Frequently asked questions
You can use Siri and Google Assistant with the Jabra Elite 4.
If overall noise canceling is your main focus, the Jabra Elite 4 does a better job than the Jabra Elite 5, especially with low rumbling noise. iPhone owners may prefer the Elite 5 for its AAC codec, but unless noise attenuation is truly not important to you, settling for SBC on the Elite 4 might be better for the noise attenuation. Otherwise, you also get aptX and SBC as on the Elite 4.
In addition, the Elite 5 favors a flatter studio style frequency response through the bass and sub bass frequencies, and a strong treble bump. You can always turn the bass up and the treble down in the Sound+ app. Most listeners will prefer the Elite 4 sound by default.
With ANC on you gain an additional 91 minutes out of the Jabra Elite 5, which isn’t nothing, but the ANC itself is not super impressive. Otherwise, you’re dealing with the same IP55 rating on both. For most folks, the Jabra Elite 4 wins out and typically sells for fewer dollars.
For the person who wants some of the most durable earbuds, the Jabra Elite 4 Active ups the IP rating to IP57, as opposed to IP55 on the Elite 4. Both sets of earbuds retain the unusual Bluetooth 5.2 with aptX and SBC codecs formula. Missing from the exercise oriented Elite 4 Active is Bluetooth multipoint found on the Elite 4.

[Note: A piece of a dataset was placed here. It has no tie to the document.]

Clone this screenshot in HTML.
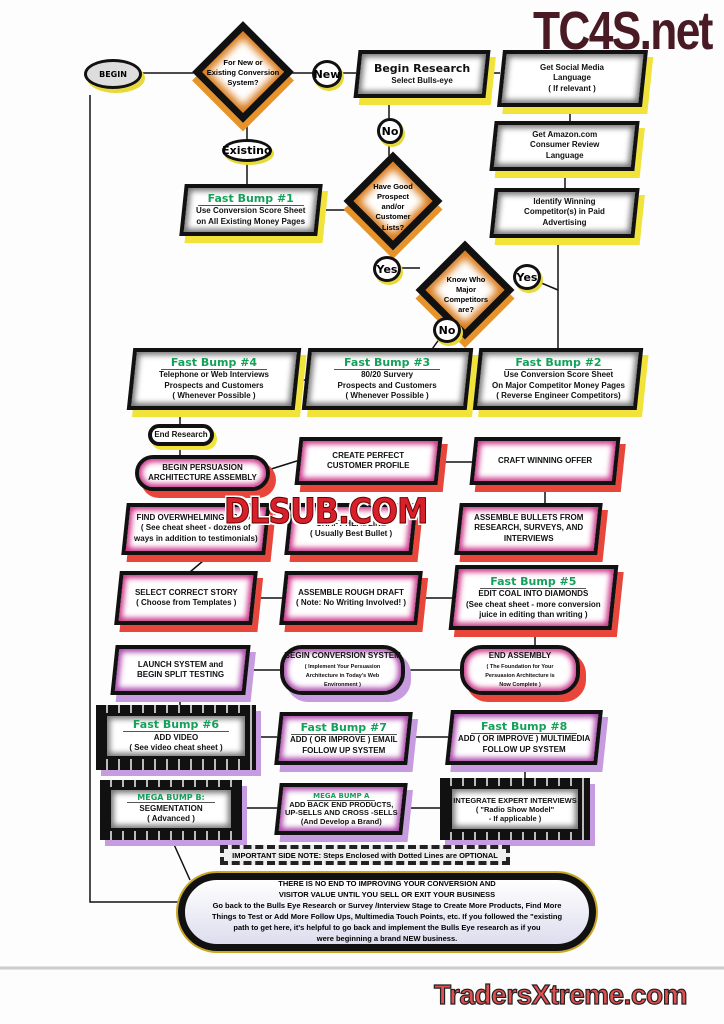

You gain more than 2 extra hours of playback with the Elite 4 Active with ANC on. Although, it’s noteworthy that the Elite 4 filters much more noise at 100Hz and below, as well as in the high pitched noises (such as at 7kHz.)
The tuning of the Elite 4 Active has a little less bass, although still an acceptable amount, and a little more treble than the Elite 4. Broadly, they follow the same curve, and you can adjust the EQ in the app to approximate either. Otherwise, the Sound+ app works largely the same with the Elite 4 Active as with the Elite 4.
If overall noise canceling does not matter much to you (though, it should), and you prioritize battery life and durability, the Elite 4 Active is the better choice. However, the better overall noise canceling and Bluetooth multipoint convenience on the Jabra Elite 4 might make it your best pick. Jabra really forces us to split hairs here.